---------- Source data
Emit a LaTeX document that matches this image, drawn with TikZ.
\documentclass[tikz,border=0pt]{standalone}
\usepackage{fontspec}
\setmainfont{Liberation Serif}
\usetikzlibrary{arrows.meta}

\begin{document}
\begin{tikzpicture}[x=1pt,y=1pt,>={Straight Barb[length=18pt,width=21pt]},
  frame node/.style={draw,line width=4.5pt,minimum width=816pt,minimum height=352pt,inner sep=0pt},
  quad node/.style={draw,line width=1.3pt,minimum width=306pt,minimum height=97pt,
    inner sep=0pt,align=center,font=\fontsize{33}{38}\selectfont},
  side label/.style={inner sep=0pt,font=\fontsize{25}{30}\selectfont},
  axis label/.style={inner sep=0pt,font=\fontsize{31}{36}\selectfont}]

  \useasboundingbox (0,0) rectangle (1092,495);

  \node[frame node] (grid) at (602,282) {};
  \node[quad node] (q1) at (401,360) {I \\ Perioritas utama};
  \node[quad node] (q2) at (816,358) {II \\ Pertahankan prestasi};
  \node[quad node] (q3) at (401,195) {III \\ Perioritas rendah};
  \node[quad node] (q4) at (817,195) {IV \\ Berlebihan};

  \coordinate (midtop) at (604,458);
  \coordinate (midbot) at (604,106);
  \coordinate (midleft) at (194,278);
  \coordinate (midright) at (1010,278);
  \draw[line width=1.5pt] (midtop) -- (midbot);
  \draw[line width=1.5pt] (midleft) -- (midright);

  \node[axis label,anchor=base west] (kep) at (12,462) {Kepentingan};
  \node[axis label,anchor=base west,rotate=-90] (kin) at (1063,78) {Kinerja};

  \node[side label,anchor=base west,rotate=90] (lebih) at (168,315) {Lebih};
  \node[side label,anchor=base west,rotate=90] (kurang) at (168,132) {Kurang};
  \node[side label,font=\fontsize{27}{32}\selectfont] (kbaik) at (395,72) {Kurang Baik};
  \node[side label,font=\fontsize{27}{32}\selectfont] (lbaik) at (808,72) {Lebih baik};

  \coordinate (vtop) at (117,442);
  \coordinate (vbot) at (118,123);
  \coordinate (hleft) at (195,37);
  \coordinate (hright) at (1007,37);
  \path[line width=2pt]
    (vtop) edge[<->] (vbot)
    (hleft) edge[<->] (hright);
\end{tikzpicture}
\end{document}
--------------------
## Exercise objective
Your task is to repeat the data exactly; please include every line.

## Exercise response
Emit a LaTeX document that matches this image, drawn with TikZ.
\documentclass[tikz,border=0pt]{standalone}
\usepackage{fontspec}
\setmainfont{Liberation Serif}
\usetikzlibrary{arrows.meta}

\begin{document}
\begin{tikzpicture}[x=1pt,y=1pt,>={Straight Barb[length=18pt,width=21pt]},
  frame node/.style={draw,line width=4.5pt,minimum width=816pt,minimum height=352pt,inner sep=0pt},
  quad node/.style={draw,line width=1.3pt,minimum width=306pt,minimum height=97pt,
    inner sep=0pt,align=center,font=\fontsize{33}{38}\selectfont},
  side label/.style={inner sep=0pt,font=\fontsize{25}{30}\selectfont},
  axis label/.style={inner sep=0pt,font=\fontsize{31}{36}\selectfont}]

  \useasboundingbox (0,0) rectangle (1092,495);

  \node[frame node] (grid) at (602,282) {};
  \node[quad node] (q1) at (401,360) {I \\ Perioritas utama};
  \node[quad node] (q2) at (816,358) {II \\ Pertahankan prestasi};
  \node[quad node] (q3) at (401,195) {III \\ Perioritas rendah};
  \node[quad node] (q4) at (817,195) {IV \\ Berlebihan};

  \coordinate (midtop) at (604,458);
  \coordinate (midbot) at (604,106);
  \coordinate (midleft) at (194,278);
  \coordinate (midright) at (1010,278);
  \draw[line width=1.5pt] (midtop) -- (midbot);
  \draw[line width=1.5pt] (midleft) -- (midright);

  \node[axis label,anchor=base west] (kep) at (12,462) {Kepentingan};
  \node[axis label,anchor=base west,rotate=-90] (kin) at (1063,78) {Kinerja};

  \node[side label,anchor=base west,rotate=90] (lebih) at (168,315) {Lebih};
  \node[side label,anchor=base west,rotate=90] (kurang) at (168,132) {Kurang};
  \node[side label,font=\fontsize{27}{32}\selectfont] (kbaik) at (395,72) {Kurang Baik};
  \node[side label,font=\fontsize{27}{32}\selectfont] (lbaik) at (808,72) {Lebih baik};

  \coordinate (vtop) at (117,442);
  \coordinate (vbot) at (118,123);
  \coordinate (hleft) at (195,37);
  \coordinate (hright) at (1007,37);
  \path[line width=2pt]
    (vtop) edge[<->] (vbot)
    (hleft) edge[<->] (hright);
\end{tikzpicture}
\end{document}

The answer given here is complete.